> **Given request**
Retype the run of lines that opens with the line containing "Clone this chart in Plotly." and closes with the line containing "series = [total, men, women]", exactly and inclusively, but skip the pictures.

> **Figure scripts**
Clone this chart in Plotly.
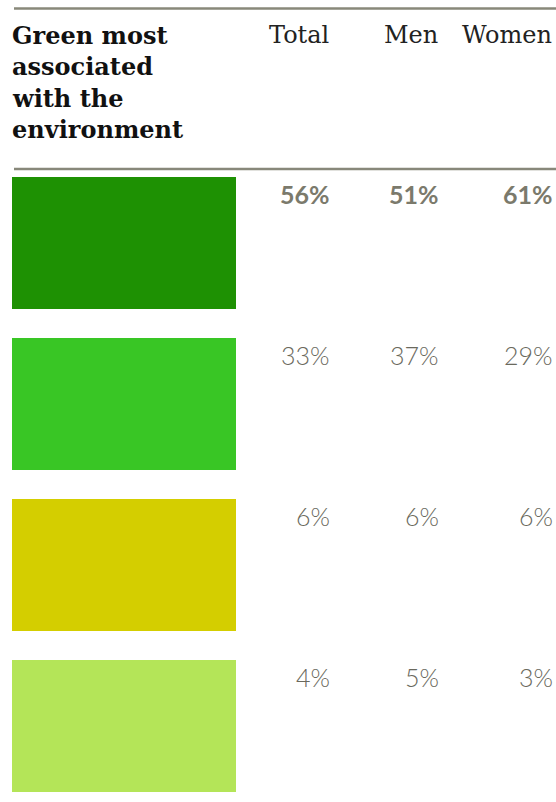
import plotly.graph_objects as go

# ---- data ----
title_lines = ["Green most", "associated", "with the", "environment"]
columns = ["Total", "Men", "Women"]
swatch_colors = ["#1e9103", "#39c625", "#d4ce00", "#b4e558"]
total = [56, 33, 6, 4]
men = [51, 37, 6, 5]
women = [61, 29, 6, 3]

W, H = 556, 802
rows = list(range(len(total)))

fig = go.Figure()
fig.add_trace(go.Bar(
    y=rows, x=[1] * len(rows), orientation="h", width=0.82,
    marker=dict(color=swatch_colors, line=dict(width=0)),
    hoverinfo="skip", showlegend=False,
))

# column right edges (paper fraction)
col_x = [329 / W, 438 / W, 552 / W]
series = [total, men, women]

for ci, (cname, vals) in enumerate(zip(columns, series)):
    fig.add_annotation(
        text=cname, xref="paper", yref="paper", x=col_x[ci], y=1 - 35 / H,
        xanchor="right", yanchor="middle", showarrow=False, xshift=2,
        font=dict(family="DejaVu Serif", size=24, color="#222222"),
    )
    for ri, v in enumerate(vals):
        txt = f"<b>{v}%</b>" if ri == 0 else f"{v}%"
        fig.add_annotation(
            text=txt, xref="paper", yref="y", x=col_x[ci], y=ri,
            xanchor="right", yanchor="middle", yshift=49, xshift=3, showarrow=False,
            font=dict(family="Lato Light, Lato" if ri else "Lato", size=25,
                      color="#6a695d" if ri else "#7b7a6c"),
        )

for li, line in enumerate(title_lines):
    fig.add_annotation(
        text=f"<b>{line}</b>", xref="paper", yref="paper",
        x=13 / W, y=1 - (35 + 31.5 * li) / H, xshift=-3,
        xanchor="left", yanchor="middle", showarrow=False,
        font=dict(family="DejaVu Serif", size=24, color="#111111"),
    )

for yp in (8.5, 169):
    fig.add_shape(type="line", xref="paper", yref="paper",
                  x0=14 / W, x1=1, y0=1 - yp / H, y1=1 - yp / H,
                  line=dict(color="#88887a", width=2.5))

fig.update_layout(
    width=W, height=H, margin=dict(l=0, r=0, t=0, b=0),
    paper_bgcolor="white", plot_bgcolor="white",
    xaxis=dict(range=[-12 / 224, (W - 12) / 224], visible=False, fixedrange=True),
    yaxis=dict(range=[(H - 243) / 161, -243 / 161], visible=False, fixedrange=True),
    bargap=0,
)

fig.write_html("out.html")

==

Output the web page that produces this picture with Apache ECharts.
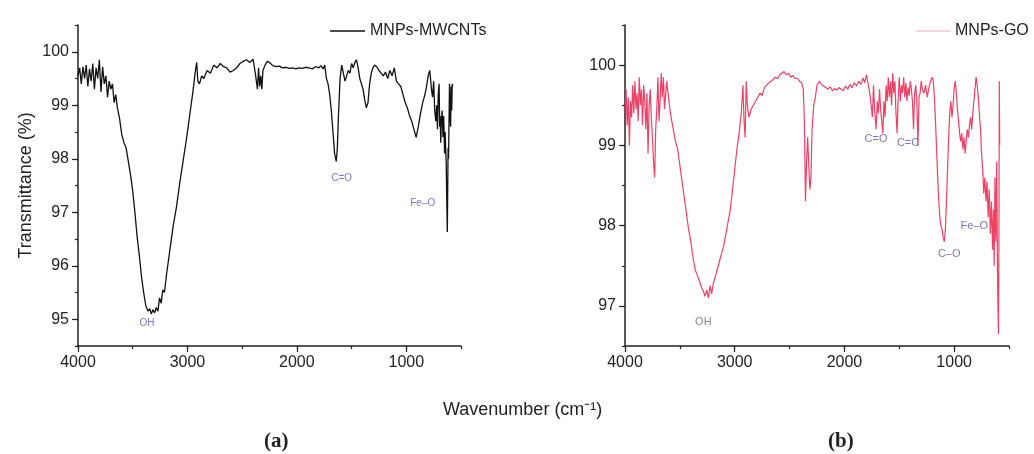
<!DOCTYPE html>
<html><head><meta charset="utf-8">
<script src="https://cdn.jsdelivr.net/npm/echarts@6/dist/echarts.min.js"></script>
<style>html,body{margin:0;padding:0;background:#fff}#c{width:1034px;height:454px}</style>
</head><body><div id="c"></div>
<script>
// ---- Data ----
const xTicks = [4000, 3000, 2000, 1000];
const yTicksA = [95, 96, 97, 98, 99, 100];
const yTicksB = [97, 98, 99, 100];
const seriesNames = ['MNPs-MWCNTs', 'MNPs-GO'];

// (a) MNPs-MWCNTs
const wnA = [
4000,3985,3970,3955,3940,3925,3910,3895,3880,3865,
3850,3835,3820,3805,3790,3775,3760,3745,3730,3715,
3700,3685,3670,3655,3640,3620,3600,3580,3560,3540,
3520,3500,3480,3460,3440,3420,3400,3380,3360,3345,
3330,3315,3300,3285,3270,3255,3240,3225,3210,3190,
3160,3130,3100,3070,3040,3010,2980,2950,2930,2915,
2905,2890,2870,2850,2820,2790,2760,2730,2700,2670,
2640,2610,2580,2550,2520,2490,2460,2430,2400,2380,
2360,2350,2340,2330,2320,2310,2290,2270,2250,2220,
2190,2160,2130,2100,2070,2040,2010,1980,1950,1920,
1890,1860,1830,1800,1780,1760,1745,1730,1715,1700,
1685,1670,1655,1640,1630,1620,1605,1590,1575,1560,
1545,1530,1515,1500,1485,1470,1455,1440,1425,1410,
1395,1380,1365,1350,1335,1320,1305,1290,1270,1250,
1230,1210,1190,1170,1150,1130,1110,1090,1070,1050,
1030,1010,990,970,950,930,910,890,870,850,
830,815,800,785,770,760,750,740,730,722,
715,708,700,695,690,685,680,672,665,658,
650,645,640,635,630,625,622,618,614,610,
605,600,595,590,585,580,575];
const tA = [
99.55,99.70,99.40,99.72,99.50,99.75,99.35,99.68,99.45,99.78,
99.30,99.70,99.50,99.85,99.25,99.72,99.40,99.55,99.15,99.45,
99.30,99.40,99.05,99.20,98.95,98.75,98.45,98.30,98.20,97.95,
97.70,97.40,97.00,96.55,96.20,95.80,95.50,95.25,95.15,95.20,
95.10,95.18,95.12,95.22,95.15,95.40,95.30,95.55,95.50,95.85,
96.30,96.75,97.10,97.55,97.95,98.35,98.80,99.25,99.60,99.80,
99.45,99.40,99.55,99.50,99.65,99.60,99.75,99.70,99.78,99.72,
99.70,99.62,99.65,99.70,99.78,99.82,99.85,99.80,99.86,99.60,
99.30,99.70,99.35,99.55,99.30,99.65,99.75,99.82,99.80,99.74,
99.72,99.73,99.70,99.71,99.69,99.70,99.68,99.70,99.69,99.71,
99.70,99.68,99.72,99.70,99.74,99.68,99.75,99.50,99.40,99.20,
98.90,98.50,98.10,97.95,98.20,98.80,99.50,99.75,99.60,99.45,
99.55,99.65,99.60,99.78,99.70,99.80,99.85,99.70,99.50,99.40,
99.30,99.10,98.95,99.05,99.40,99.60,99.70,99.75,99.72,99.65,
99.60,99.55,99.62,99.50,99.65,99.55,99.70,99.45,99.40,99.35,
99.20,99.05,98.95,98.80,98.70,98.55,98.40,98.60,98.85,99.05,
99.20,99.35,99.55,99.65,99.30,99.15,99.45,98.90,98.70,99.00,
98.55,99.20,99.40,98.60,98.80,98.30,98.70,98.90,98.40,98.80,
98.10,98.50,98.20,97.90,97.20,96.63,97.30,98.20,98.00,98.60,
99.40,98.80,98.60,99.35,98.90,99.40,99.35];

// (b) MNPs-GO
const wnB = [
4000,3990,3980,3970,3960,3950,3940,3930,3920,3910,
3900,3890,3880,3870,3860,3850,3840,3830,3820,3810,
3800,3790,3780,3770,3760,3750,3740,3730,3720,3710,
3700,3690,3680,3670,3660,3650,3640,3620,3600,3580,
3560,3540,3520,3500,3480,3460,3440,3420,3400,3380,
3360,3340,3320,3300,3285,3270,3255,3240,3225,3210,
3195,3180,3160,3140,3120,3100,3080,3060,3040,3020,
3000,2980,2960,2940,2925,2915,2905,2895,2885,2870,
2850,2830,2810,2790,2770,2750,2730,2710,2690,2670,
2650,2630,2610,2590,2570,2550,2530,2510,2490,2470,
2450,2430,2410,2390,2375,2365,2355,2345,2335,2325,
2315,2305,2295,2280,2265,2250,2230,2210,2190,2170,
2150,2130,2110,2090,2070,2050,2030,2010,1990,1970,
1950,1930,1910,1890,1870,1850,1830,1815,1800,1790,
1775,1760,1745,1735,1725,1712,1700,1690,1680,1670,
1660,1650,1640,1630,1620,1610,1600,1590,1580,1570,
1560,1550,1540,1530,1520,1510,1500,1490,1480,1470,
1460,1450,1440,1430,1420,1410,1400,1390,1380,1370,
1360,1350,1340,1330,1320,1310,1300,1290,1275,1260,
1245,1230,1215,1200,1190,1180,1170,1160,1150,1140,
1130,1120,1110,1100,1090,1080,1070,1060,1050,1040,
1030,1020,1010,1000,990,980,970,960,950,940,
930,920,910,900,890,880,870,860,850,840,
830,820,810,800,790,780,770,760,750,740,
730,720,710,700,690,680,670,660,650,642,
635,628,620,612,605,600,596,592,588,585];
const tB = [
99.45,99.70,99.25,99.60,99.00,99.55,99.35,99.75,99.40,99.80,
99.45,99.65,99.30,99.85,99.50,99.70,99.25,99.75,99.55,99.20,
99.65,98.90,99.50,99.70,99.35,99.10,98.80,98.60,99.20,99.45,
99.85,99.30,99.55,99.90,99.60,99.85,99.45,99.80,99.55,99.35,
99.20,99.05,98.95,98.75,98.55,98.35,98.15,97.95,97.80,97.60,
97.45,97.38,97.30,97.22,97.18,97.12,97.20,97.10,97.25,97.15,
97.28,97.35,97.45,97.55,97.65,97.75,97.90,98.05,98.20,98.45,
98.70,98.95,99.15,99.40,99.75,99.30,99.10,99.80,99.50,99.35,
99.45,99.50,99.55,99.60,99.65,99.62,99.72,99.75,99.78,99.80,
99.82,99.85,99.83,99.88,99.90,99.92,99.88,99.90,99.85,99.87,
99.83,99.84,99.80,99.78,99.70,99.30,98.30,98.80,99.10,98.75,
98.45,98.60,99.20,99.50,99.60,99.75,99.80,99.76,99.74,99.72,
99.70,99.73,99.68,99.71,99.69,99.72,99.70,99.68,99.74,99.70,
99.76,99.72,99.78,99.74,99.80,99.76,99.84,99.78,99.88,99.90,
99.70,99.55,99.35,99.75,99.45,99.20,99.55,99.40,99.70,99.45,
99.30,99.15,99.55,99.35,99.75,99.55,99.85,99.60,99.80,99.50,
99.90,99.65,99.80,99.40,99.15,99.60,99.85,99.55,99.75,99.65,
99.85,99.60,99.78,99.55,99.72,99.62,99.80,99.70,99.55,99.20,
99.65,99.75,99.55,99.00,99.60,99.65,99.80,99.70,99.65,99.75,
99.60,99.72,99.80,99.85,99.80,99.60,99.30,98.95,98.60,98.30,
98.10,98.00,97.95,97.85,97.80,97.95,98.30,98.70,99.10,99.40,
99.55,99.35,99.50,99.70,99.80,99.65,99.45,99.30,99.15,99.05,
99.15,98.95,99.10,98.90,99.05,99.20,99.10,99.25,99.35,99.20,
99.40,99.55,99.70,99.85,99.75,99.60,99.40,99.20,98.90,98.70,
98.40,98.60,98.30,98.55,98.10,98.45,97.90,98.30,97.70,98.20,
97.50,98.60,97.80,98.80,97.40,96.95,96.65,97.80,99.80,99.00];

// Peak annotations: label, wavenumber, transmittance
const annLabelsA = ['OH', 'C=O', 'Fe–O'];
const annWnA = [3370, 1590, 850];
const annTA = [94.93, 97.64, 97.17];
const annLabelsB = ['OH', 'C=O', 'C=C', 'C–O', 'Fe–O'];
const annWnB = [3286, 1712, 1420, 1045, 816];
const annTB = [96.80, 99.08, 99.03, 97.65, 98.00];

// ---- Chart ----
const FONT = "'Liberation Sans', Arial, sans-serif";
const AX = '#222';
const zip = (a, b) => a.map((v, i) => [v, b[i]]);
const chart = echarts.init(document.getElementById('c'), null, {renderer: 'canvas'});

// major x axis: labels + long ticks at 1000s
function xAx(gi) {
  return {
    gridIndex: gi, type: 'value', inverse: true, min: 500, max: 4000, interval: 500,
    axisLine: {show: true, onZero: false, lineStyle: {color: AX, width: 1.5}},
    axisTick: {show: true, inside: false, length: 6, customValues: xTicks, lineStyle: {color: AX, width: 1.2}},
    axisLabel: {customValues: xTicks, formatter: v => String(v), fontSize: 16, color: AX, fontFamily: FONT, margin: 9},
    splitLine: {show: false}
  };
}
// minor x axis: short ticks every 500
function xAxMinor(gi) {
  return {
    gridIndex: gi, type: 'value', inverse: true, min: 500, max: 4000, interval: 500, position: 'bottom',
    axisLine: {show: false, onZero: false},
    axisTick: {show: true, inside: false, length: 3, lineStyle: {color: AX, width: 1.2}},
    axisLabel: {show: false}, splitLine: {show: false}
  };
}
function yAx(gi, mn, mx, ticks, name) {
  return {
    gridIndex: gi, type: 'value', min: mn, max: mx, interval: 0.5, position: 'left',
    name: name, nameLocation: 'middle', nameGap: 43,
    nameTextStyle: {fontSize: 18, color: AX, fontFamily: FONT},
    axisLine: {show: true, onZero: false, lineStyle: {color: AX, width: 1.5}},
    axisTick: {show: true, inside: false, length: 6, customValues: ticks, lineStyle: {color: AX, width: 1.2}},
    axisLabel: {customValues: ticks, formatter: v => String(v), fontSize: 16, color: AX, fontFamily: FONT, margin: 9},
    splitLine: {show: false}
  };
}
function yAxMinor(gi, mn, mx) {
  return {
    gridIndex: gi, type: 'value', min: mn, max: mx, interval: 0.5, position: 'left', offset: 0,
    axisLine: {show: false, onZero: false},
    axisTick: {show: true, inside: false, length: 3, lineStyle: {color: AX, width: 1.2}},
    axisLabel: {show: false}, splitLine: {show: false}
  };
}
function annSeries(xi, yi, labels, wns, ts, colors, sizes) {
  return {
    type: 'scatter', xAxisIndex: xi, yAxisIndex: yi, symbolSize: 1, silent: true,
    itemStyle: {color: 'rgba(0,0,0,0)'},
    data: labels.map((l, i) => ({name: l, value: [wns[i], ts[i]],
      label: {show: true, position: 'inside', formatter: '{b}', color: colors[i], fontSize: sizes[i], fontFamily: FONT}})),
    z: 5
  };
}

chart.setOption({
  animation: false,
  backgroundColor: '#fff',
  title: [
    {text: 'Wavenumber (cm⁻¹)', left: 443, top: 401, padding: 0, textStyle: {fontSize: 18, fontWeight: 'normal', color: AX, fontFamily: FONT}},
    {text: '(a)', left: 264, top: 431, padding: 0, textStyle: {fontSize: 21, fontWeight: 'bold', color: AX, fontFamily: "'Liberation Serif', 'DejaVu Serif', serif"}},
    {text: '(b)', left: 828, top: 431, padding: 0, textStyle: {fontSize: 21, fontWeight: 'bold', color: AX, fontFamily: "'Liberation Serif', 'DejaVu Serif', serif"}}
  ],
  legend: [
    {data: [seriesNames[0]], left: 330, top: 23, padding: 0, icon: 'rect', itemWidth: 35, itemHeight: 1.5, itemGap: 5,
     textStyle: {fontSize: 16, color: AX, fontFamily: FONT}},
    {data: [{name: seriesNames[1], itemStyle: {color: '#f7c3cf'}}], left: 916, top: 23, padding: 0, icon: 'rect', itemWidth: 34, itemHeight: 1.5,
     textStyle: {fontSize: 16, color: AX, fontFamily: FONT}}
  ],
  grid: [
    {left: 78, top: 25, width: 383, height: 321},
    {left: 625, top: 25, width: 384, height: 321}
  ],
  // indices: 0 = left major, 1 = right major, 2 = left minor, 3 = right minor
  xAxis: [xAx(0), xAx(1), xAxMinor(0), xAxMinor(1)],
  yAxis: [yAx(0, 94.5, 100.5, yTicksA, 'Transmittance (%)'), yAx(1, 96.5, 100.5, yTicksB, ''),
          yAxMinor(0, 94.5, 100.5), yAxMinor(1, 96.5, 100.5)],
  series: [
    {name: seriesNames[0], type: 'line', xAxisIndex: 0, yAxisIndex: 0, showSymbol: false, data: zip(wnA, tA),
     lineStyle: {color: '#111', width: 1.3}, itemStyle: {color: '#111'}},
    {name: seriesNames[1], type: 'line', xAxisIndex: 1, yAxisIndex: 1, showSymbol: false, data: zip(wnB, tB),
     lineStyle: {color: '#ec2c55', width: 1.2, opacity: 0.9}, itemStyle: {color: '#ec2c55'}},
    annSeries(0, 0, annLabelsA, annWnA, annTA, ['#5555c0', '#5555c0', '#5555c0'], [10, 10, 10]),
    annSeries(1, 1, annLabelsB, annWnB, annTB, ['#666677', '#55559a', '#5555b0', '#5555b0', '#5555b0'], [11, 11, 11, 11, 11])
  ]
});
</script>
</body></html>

> **Output**
Clone this chart in Plotly.
import plotly.graph_objects as go

# ---- data ----
title_lines = ["Green most", "associated", "with the", "environment"]
columns = ["Total", "Men", "Women"]
swatch_colors = ["#1e9103", "#39c625", "#d4ce00", "#b4e558"]
total = [56, 33, 6, 4]
men = [51, 37, 6, 5]
women = [61, 29, 6, 3]

W, H = 556, 802
rows = list(range(len(total)))

fig = go.Figure()
fig.add_trace(go.Bar(
    y=rows, x=[1] * len(rows), orientation="h", width=0.82,
    marker=dict(color=swatch_colors, line=dict(width=0)),
    hoverinfo="skip", showlegend=False,
))

# column right edges (paper fraction)
col_x = [329 / W, 438 / W, 552 / W]
series = [total, men, women]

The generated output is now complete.